Figure scripts:

------------------------

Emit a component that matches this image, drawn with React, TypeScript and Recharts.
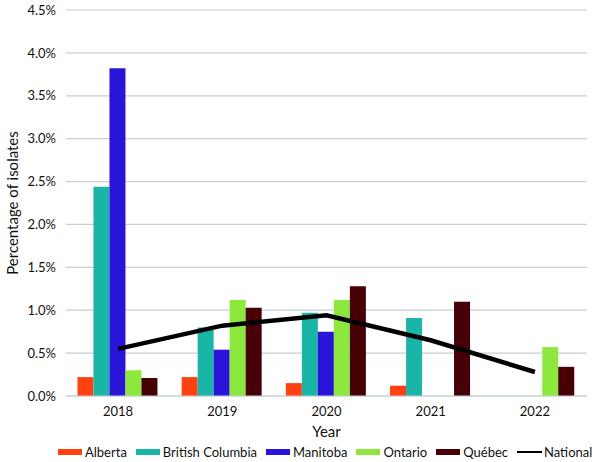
import React from "react";
import {
  ComposedChart,
  Bar,
  Line,
  XAxis,
  YAxis,
  CartesianGrid,
  Legend,
} from "recharts";

const years = ["2018", "2019", "2020", "2021", "2022"];
const alberta = [0.22, 0.22, 0.15, 0.12, null];
const britishColumbia = [2.44, 0.8, 0.97, 0.91, null];
const manitoba = [3.82, 0.54, 0.75, null, null];
const ontario = [0.3, 1.12, 1.12, null, 0.57];
const quebec = [0.21, 1.03, 1.28, 1.1, 0.34];
const national = [0.55, 0.82, 0.94, 0.65, 0.28];
const yTicks = [0, 0.5, 1, 1.5, 2, 2.5, 3, 3.5, 4, 4.5];

const series = [
  { key: "alberta", name: "Alberta", color: "#FF4010" },
  { key: "bc", name: "British Columbia", color: "#1AB5A8" },
  { key: "manitoba", name: "Manitoba", color: "#2A14D8" },
  { key: "ontario", name: "Ontario", color: "#8CE83C" },
  { key: "quebec", name: "Québec", color: "#460006" },
];

const data = years.map((year, i) => ({
  year,
  alberta: alberta[i],
  bc: britishColumbia[i],
  manitoba: manitoba[i],
  ontario: ontario[i],
  quebec: quebec[i],
  national: national[i],
}));

const font = "Lato, 'Noto Sans', sans-serif";

function LegendRow() {
  return (
    <div
      style={{
        display: "flex",
        justifyContent: "flex-start",
        alignItems: "center",
        gap: 9,
        fontFamily: font,
        fontSize: 13,
        color: "#111",
        whiteSpace: "nowrap",
        width: 600,
        paddingLeft: 58,
        paddingTop: 4,
        boxSizing: "border-box",
      }}
    >
      {series.map((s) => (
        <span key={s.key} style={{ display: "flex", alignItems: "center" }}>
          <span style={{ width: 24, height: 6, background: s.color, marginRight: 3 }} />
          {s.name}
        </span>
      ))}
      <span style={{ display: "flex", alignItems: "center" }}>
        <span style={{ width: 25, height: 2.5, background: "#000", marginRight: 2 }} />
        National
      </span>
    </div>
  );
}

export default function App() {
  return (
    <div style={{ position: "absolute", left: 0, top: 0, background: "#fff" }}>
      <ComposedChart
        width={600}
        height={462}
        data={data}
        margin={{ top: 10, right: 13, bottom: 0, left: 0 }}
        barCategoryGap="11%"
        barGap={0}
      >
        <CartesianGrid vertical={false} stroke="#C4D0D2" strokeWidth={1.2} />
        <XAxis
          dataKey="year"
          axisLine={{ stroke: "#C4D0D2" }}
          tickLine={false}
          tick={{ fontSize: 13, fill: "#111", fontFamily: font }}
          tickMargin={5}
          height={44}
          label={{
            value: "Year",
            position: "insideBottom",
            offset: 3,
            style: { fontSize: 15, fill: "#111", fontFamily: font },
          }}
        />
        <YAxis
          width={66}
          domain={[0, 4.5]}
          ticks={yTicks}
          axisLine={false}
          tickLine={false}
          tickFormatter={(v: number) => v.toFixed(1) + "%"}
          tick={{ fontSize: 13, fill: "#111", fontFamily: font }}
          tickMargin={4}
          label={{
            value: "Percentage of isolates",
            angle: -90,
            position: "insideLeft",
            offset: 13,
            style: { fontSize: 15, fill: "#111", fontFamily: font, textAnchor: "middle" },
          }}
        />
        <Legend
          verticalAlign="bottom"
          height={22}
          wrapperStyle={{ left: 0, width: 600 }}
          content={() => <LegendRow />}
        />
        {series.map((s) => (
          <Bar key={s.key} dataKey={s.key} name={s.name} fill={s.color} isAnimationActive={false} />
        ))}
        <Line
          dataKey="national"
          name="National"
          stroke="#000"
          strokeWidth={4.5}
          dot={false}
          type="linear"
          isAnimationActive={false}
        />
      </ComposedChart>
    </div>
  );
}
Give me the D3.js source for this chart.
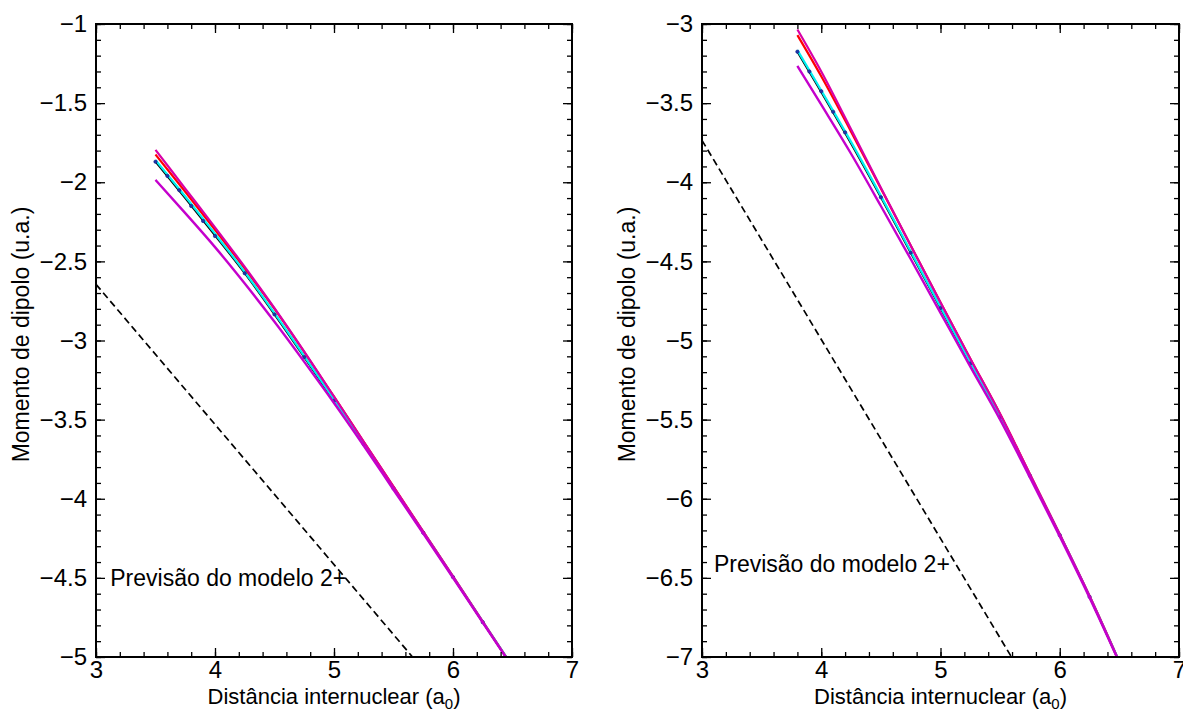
<!DOCTYPE html>
<html>
<head>
<meta charset="utf-8">
<script src="https://cdn.jsdelivr.net/npm/d3@7"></script>
<style>
  html, body { margin: 0; padding: 0; background: #fff; }
  svg { display: block; }
  text { font-family: "Liberation Sans", Arial, Helvetica, sans-serif; fill: #000; }
</style>
</head>
<body>
<svg id="chart" width="1183" height="713"></svg>
<script>
// ---- data ----
const xTicks = [3, 4, 5, 6, 7];
const leftYTicks = [-1, -1.5, -2, -2.5, -3, -3.5, -4, -4.5, -5];
const rightYTicks = [-3, -3.5, -4, -4.5, -5, -5.5, -6, -6.5, -7];

// left panel curves (distance in a0, dipole in a.u.)
const leftX            = [3.5, 3.75, 4.0, 4.25, 4.5, 4.75, 5.0, 5.25, 5.5, 5.75, 6.0, 6.25, 6.445];
const leftBlack        = [-1.87, -2.10, -2.335, -2.575, -2.835, -3.105, -3.38, -3.655, -3.935, -4.215, -4.495, -4.78, -5.0];
const leftCyan         = [-1.86, -2.09, -2.325, -2.567, -2.827, -3.098, -3.374, -3.65, -3.931, -4.211, -4.492, -4.777, -4.998];
const leftRed          = [-1.825, -2.06, -2.30, -2.545, -2.80, -3.073, -3.355, -3.64, -3.924, -4.207, -4.49, -4.776, -4.997];
const leftMagentaUpper = [-1.795, -2.04, -2.285, -2.535, -2.795, -3.07, -3.355, -3.64, -3.925, -4.208, -4.491, -4.777, -5.0];
const leftMagentaLower = [-1.985, -2.195, -2.41, -2.64, -2.882, -3.135, -3.395, -3.665, -3.943, -4.22, -4.499, -4.783, -5.002];
const leftDotsX        = [3.5, 3.6, 3.7, 3.8, 3.9, 4.0, 4.25, 4.5, 4.75, 5.0, 5.25, 5.5, 5.75, 6.0, 6.25];
const leftDotsY        = [-1.87, -1.96, -2.05, -2.15, -2.245, -2.34, -2.575, -2.835, -3.105, -3.38, -3.655, -3.935, -4.215, -4.495, -4.78];
const leftModelX       = [3, 5.66];
const leftModelY       = [-2.645, -5];

// right panel curves
const rightX            = [3.8, 4.0, 4.25, 4.5, 4.75, 5.0, 5.25, 5.5, 5.75, 6.0, 6.25, 6.48];
const rightBlack        = [-3.175, -3.43, -3.755, -4.095, -4.445, -4.795, -5.145, -5.485, -5.855, -6.23, -6.62, -7.0];
const rightCyan         = [-3.165, -3.42, -3.745, -4.086, -4.437, -4.788, -5.139, -5.48, -5.85, -6.226, -6.616, -6.997];
const rightRed          = [-3.07, -3.33, -3.68, -4.04, -4.40, -4.76, -5.115, -5.465, -5.845, -6.225, -6.615, -6.996];
const rightMagentaUpper = [-3.035, -3.30, -3.665, -4.035, -4.40, -4.76, -5.115, -5.465, -5.845, -6.225, -6.615, -7.0];
const rightMagentaLower = [-3.265, -3.51, -3.82, -4.15, -4.485, -4.825, -5.165, -5.50, -5.865, -6.238, -6.625, -7.002];
const rightDotsX        = [3.8, 3.9, 4.0, 4.1, 4.2, 4.5, 4.75, 5.0, 5.25, 5.5, 5.75, 6.0, 6.25];
const rightDotsY        = [-3.175, -3.30, -3.425, -3.555, -3.685, -4.095, -4.445, -4.795, -5.145, -5.485, -5.855, -6.23, -6.62];
const rightModelX       = [3, 5.595];
const rightModelY       = [-3.735, -7];

const modelLabel = "Previsão do modelo 2+";
const modelLabelAt = { left: [3.12, -4.5], right: [3.1, -6.41] };
const yTitle = "Momento de dipolo (u.a.)";

// ---- drawing ----
const svg = d3.select("#chart");
const fmt = v => (v < 0 ? "\u2212" : "") + Math.abs(v);
const FONT = "'Liberation Sans', Arial, Helvetica, sans-serif";

function panel(opts) {
  const { left, top, width, height, yDomain, yTicks, xs, series, dotsX, dotsY,
          modelX, modelY, labelAt, id, titleX } = opts;
  const x = d3.scaleLinear().domain([3, 7]).range([0, width]);
  const y = d3.scaleLinear().domain(yDomain).range([0, height]);
  const g = svg.append("g").attr("transform", `translate(${left},${top})`);

  g.append("clipPath").attr("id", id).append("rect")
    .attr("width", width).attr("height", height);
  const plot = g.append("g").attr("clip-path", `url(#${id})`);

  // model prediction (dashed)
  plot.append("path")
    .datum(modelX.map((v, i) => [v, modelY[i]]))
    .attr("fill", "none").attr("stroke", "#000").attr("stroke-width", 1.7)
    .attr("stroke-dasharray", "7,4")
    .attr("d", d3.line().x(d => x(d[0])).y(d => y(d[1])));

  const line = d3.line().curve(d3.curveMonotoneX).x(d => x(d[0])).y(d => y(d[1]));
  const drawSeries = (vals, color, w) => plot.append("path")
    .datum(xs.map((v, i) => [v, vals[i]]))
    .attr("fill", "none").attr("stroke", color).attr("stroke-width", w)
    .attr("stroke-linejoin", "round")
    .attr("d", line);

  drawSeries(series.black, "#000", 2);
  drawSeries(series.red, "#ff0000", 2.2);
  drawSeries(series.cyan, "#00f0f0", 2.2);
  plot.selectAll("circle.dot").data(dotsX.map((v, i) => [v, dotsY[i]])).enter()
    .append("circle").attr("class", "dot")
    .attr("cx", d => x(d[0])).attr("cy", d => y(d[1])).attr("r", 1.7)
    .attr("fill", "#2233aa").attr("stroke", "#101e88").attr("stroke-width", 0.6);
  drawSeries(series.magUp, "#d800a8", 2.2);
  drawSeries(series.magLow, "#c400cc", 2.4);

  // axes with inward ticks on all four sides
  const minorX = d3.range(3, 7.001, 0.2).map(v => +v.toFixed(2));
  const minorY = d3.range(yDomain[1], yDomain[0] + 0.001, 0.1).map(v => +v.toFixed(2));
  const axisStyle = sel => {
    sel.select(".domain").remove();
    sel.selectAll("line").attr("stroke", "#000").attr("stroke-width", 1.3);
    sel.selectAll("text").style("font-size", "24px").style("font-family", FONT);
  };
  g.append("g").attr("transform", `translate(0,${height})`)
    .call(d3.axisBottom(x).tickValues(minorX).tickSize(-5).tickFormat("")).call(axisStyle);
  g.append("g").attr("transform", `translate(0,${height})`)
    .call(d3.axisBottom(x).tickValues(xTicks).tickSize(-9).tickPadding(4).tickFormat(fmt)).call(axisStyle);
  g.append("g")
    .call(d3.axisTop(x).tickValues(minorX).tickSize(-5).tickFormat("")).call(axisStyle);
  g.append("g")
    .call(d3.axisTop(x).tickValues(xTicks).tickSize(-9).tickFormat("")).call(axisStyle);
  g.append("g")
    .call(d3.axisLeft(y).tickValues(minorY).tickSize(-5).tickFormat("")).call(axisStyle);
  g.append("g")
    .call(d3.axisLeft(y).tickValues(yTicks).tickSize(-9).tickPadding(9).tickFormat(fmt)).call(axisStyle);
  g.append("g").attr("transform", `translate(${width},0)`)
    .call(d3.axisRight(y).tickValues(minorY).tickSize(-5).tickFormat("")).call(axisStyle);
  g.append("g").attr("transform", `translate(${width},0)`)
    .call(d3.axisRight(y).tickValues(yTicks).tickSize(-9).tickFormat("")).call(axisStyle);

  // frame
  g.append("rect").attr("width", width).attr("height", height)
    .attr("fill", "none").attr("stroke", "#000").attr("stroke-width", 2);

  // annotation
  g.append("text").attr("x", x(labelAt[0])).attr("y", y(labelAt[1]) + 8)
    .style("font-size", "23px").text(modelLabel);

  // axis titles
  const xt = g.append("text").attr("x", width / 2).attr("y", height + 47)
    .attr("text-anchor", "middle").style("font-size", "22px");
  xt.append("tspan").text("Distância internuclear (a");
  xt.append("tspan").attr("dy", 5).style("font-size", "15px").text("0");
  xt.append("tspan").attr("dy", -5).text(")");

  g.append("text")
    .attr("transform", `translate(${titleX},${height / 2 - 6}) rotate(-90)`)
    .attr("text-anchor", "middle").style("font-size", "23px").text(yTitle);
}

panel({
  id: "clipL", left: 96, top: 24, width: 476, height: 633,
  yDomain: [-1, -5], yTicks: leftYTicks, xs: leftX,
  series: { black: leftBlack, cyan: leftCyan, red: leftRed, magUp: leftMagentaUpper, magLow: leftMagentaLower },
  dotsX: leftDotsX, dotsY: leftDotsY, modelX: leftModelX, modelY: leftModelY,
  labelAt: modelLabelAt.left, titleX: -67
});
panel({
  id: "clipR", left: 702, top: 24, width: 477, height: 633,
  yDomain: [-3, -7], yTicks: rightYTicks, xs: rightX,
  series: { black: rightBlack, cyan: rightCyan, red: rightRed, magUp: rightMagentaUpper, magLow: rightMagentaLower },
  dotsX: rightDotsX, dotsY: rightDotsY, modelX: rightModelX, modelY: rightModelY,
  labelAt: modelLabelAt.right, titleX: -67
});
</script>
</body>
</html>
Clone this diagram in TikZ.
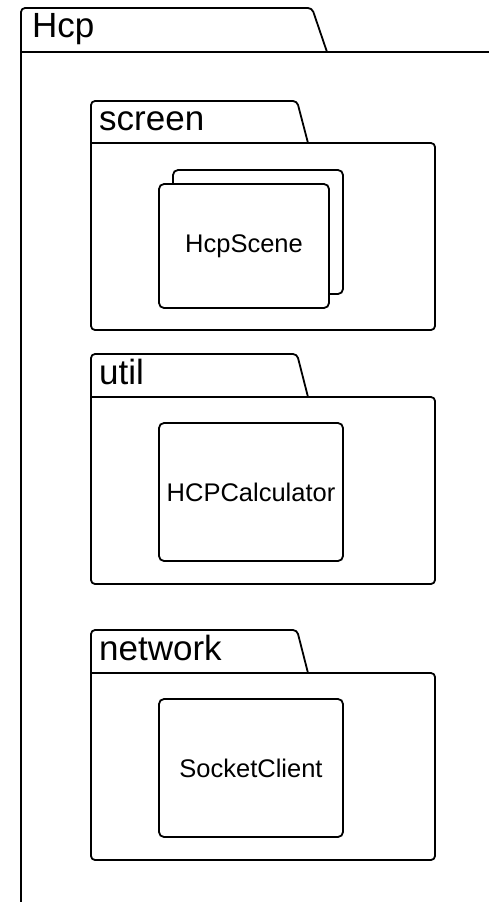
\documentclass[tikz,border=0pt]{standalone}
\usepackage{fontspec}
\setmainfont{Liberation Sans}
\usetikzlibrary{positioning}

\tikzset{
  pkgline/.style={line width=1.8pt, rounded corners=4pt, line cap=round, line join=round},
  tablabel/.style={anchor=base west, inner sep=0pt, font=\fontsize{35}{40}\selectfont},
  classbox/.style={draw, line width=1.8pt, rounded corners=5pt, fill=white,
    minimum width=184pt, minimum height=138pt, font=\fontsize{25.5}{30}\selectfont},
}

\begin{document}
\begin{tikzpicture}[x=1pt,y=-1pt]
  \useasboundingbox (0,0) rectangle (489,902);

  % outer package, runs off the page to the right and bottom
  \draw[pkgline] (21,910) -- (21,8) -- (312,8) -- (327,52);
  \draw[line width=1.8pt] (21,52) -- (500,52);
  \node[tablabel] (hcp-label) at (32,37) {Hcp};

  % the three sub-packages
  \foreach \name/\ytop/\ytab/\ybot in {screen/101/143/330,
                                       util/354/397/584,
                                       network/630/673/860} {
    \draw[pkgline] (91,\ytab) -- (91,\ytop) -- (297,\ytop) -- (308,\ytab);
    \draw[pkgline] (91,\ytab) -- (435,\ytab) -- (435,\ybot) -- (91,\ybot) -- (91,\ytab);
    \node[tablabel] (\name-label) at (99,\ytab-13) {\name};
  }

  % classes
  \node[classbox, minimum width=170pt, minimum height=124pt] (scene-back) at (258,232) {};
  \node[classbox, minimum width=170pt, minimum height=124pt] (scene) at (244,246) {HcpScene};
  \node[classbox] (calculator) at (251,492) {HCPCalculator};
  \node[classbox] (socket) at (251,768) {SocketClient};
\end{tikzpicture}
\end{document}
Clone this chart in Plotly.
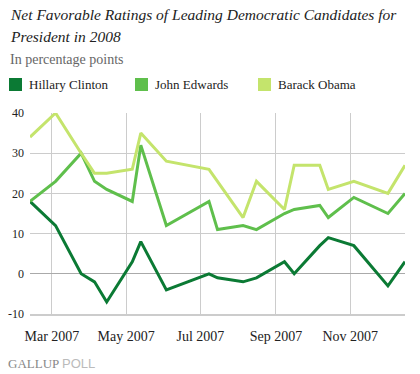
import plotly.graph_objects as go

dates = ["2007-02-11", "2007-03-04", "2007-03-25", "2007-04-05", "2007-04-15",
         "2007-05-06", "2007-05-13", "2007-06-03", "2007-07-08", "2007-07-15",
         "2007-08-05", "2007-08-16", "2007-09-08", "2007-09-16", "2007-10-07",
         "2007-10-14", "2007-11-04", "2007-12-02", "2007-12-16"]
clinton = [18, 12, 0, -2, -7, 3, 8, -4, 0, -1, -2, -1, 3, 0, 7, 9, 7, -3, 3]
edwards = [18, 23, 30, 23, 21, 18, 32, 12, 18, 11, 12, 11, 15, 16, 17, 14, 19, 15, 20]
obama = [34, 40, 30, 25, 25, 26, 35, 28, 26, 23, 14, 23, 16, 27, 27, 21, 23, 20, 27]

series_names = ["Hillary Clinton", "John Edwards", "Barack Obama"]
series_colors = ["#0b7a34", "#5fbf4c", "#c4e46c"]
tick_vals = ["2007-03-01", "2007-05-01", "2007-07-01", "2007-09-01", "2007-11-01"]
tick_text = ["Mar 2007", "May 2007", "Jul 2007", "Sep 2007", "Nov 2007"]
y_ticks = [-10, 0, 10, 20, 30, 40]
y_tick_text = ["-10", "0", "10", "20", "30", "40"]

SERIF = "Liberation Serif, Georgia, serif"

fig = go.Figure()
for name, vals, col in zip(series_names, [clinton, edwards, obama], series_colors):
    fig.add_trace(go.Scatter(x=dates, y=vals, mode="lines", name=name,
                             line=dict(color=col, width=3), showlegend=False))

fig.update_layout(
    width=420, height=374,
    margin=dict(l=30, r=15, t=113, b=60),
    paper_bgcolor="white", plot_bgcolor="white",
    font=dict(family=SERIF, size=12, color="#222"),
    xaxis=dict(type="date", range=[dates[0], dates[-1]], automargin=False,
               tickvals=tick_vals, ticktext=tick_text,
               showgrid=True, gridcolor="#cccccc", gridwidth=1,
               showline=True, linecolor="#cccccc", linewidth=2,
               ticks="", tickfont=dict(family=SERIF, size=14, color="#222"),
               ticklabelstandoff=8),
    yaxis=dict(range=[-10, 40], tickvals=y_ticks, ticktext=y_tick_text,
               automargin=False,
               showgrid=True, gridcolor="#cccccc", gridwidth=1,
               zeroline=True, zerolinecolor="#aaaaaa", zerolinewidth=1,
               ticks="", tickfont=dict(family=SERIF, size=12, color="#222"),
               ticklabelstandoff=5),
)


def px_x(p):
    return (p - 30) / 375.0


def px_y(p):
    return (314 - p) / 201.0


fig.add_annotation(text="<i>Net Favorable Ratings of Leading Democratic Candidates for</i>",
                   x=px_x(8), y=px_y(4), xref="paper", yref="paper",
                   xanchor="left", yanchor="top", showarrow=False,
                   font=dict(family=SERIF, size=15.5, color="#222"))
fig.add_annotation(text="<i>President in 2008</i>",
                   x=px_x(8), y=px_y(26), xref="paper", yref="paper",
                   xanchor="left", yanchor="top", showarrow=False,
                   font=dict(family=SERIF, size=15.5, color="#222"))
fig.add_annotation(text="In percentage points",
                   x=px_x(8), y=px_y(50), xref="paper", yref="paper",
                   xanchor="left", yanchor="top", showarrow=False,
                   font=dict(family=SERIF, size=14, color="#666"))

legend_x = [9, 135, 258]
for lx, name, col in zip(legend_x, series_names, series_colors):
    fig.add_shape(type="rect", xref="paper", yref="paper",
                  x0=px_x(lx), x1=px_x(lx + 13), y0=px_y(91), y1=px_y(78),
                  fillcolor=col, line=dict(width=0))
    fig.add_annotation(text=name, x=px_x(lx + 18), y=px_y(84.5),
                       xref="paper", yref="paper", xanchor="left", yanchor="middle",
                       showarrow=False, font=dict(family=SERIF, size=13, color="#222"))

fig.add_annotation(text="GALLUP <span style='font-family:Liberation Sans, Arial, sans-serif;color:#bbbbbb'>POLL</span>",
                   x=px_x(6), y=px_y(363), xref="paper", yref="paper",
                   xanchor="left", yanchor="middle", showarrow=False,
                   font=dict(family=SERIF, size=13, color="#888888"))

fig.write_html("out.html", config={"displayModeBar": False},
               post_script="document.body.style.margin='0px';")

------------------------

Nothing but the lines from the one with "Clone this chart in Plotly." down to the one with "line=dict(color=col, width=3), showlegend=False))" should be printed, both of them included. Leave out the pictures.

Clone this chart in Plotly.
import plotly.graph_objects as go

dates = ["2007-02-11", "2007-03-04", "2007-03-25", "2007-04-05", "2007-04-15",
         "2007-05-06", "2007-05-13", "2007-06-03", "2007-07-08", "2007-07-15",
         "2007-08-05", "2007-08-16", "2007-09-08", "2007-09-16", "2007-10-07",
         "2007-10-14", "2007-11-04", "2007-12-02", "2007-12-16"]
clinton = [18, 12, 0, -2, -7, 3, 8, -4, 0, -1, -2, -1, 3, 0, 7, 9, 7, -3, 3]
edwards = [18, 23, 30, 23, 21, 18, 32, 12, 18, 11, 12, 11, 15, 16, 17, 14, 19, 15, 20]
obama = [34, 40, 30, 25, 25, 26, 35, 28, 26, 23, 14, 23, 16, 27, 27, 21, 23, 20, 27]

series_names = ["Hillary Clinton", "John Edwards", "Barack Obama"]
series_colors = ["#0b7a34", "#5fbf4c", "#c4e46c"]
tick_vals = ["2007-03-01", "2007-05-01", "2007-07-01", "2007-09-01", "2007-11-01"]
tick_text = ["Mar 2007", "May 2007", "Jul 2007", "Sep 2007", "Nov 2007"]
y_ticks = [-10, 0, 10, 20, 30, 40]
y_tick_text = ["-10", "0", "10", "20", "30", "40"]

SERIF = "Liberation Serif, Georgia, serif"

fig = go.Figure()
for name, vals, col in zip(series_names, [clinton, edwards, obama], series_colors):
    fig.add_trace(go.Scatter(x=dates, y=vals, mode="lines", name=name,
                             line=dict(color=col, width=3), showlegend=False))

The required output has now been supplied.